Est-ce tenable à terme, ou en cas de retour de manivelle économique ? ” Ce qui m’inquiète davantage, déclare un banquier, c’est le niveau des salaires en général et la flambée des loyers, alors que les marges des banques sont rabotées. A l’inverse, Luxembourg bénéficie d’un sérieux atout face à Hong Kong ou Singapour : ici, il y a encore de la place ! ”
Dans la seconde moitié du 19e siècle, un tiers de la population grand-ducale avait émigré pour fuir la pauvreté. Aujourd’hui, des milliers d’étrangers viennent chaque année s’établir dans le pays le plus riche d’Europe. Résultat : sa population, qui avait passé le cap des 400.000 personnes au milieu des années 1990, atteignait 613.694 unités au 1er janvier de cette année. Dont 47% d’étrangers, une proportion qui grimpe à 70% dans la capitale. S’y ajoutent, les jours ouvrables, quelque 177.000 travailleurs frontaliers, dont un quart de Belges. On comprend dès lors pourquoi la ville de Luxembourg, qui ne compte que 119.000 habitants en dépit de son étendue, abrite des zones de bureaux aussi tentaculaires et connaît un trafic tellement dense !

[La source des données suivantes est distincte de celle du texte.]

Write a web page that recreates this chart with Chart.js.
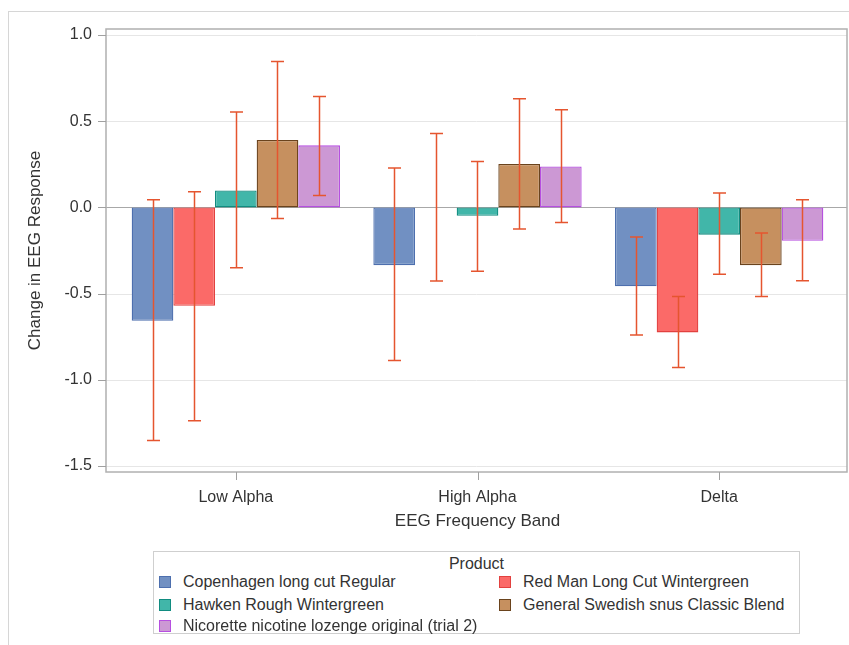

La mort du secret bancaire, que le Luxembourg fut forcé de supprimer en 2015, allait-elle signer la mort de la banque privée ? Quelques-uns l’ont craint, bien à tort. Sans doute ont-ils sous-estimé l’expertise accumulée sur la place et appréciée des clients sophistiqués. De plus, la plupart des banquiers savaient l’évolution inéluctable et avaient assez largement anticipé en se tournant vers une clientèle peu sensible à ce secret. Enfin, la grande stabilité du pays, y compris en matière financière et fiscale, est une qualité appréciée jusqu’en Amérique latine ! Résultat : les actifs sous gestion ont progressé de 76% en 10 ans, frôlant aujourd’hui les 400 milliards. Plus de la moitié de ces actifs sont le fait de clients très fortunés, c’est-à-dire ayant un patrimoine dépassant 20 millions d’euros, tandis qu’un dixième seulement provient de ceux possédant moins d’un million.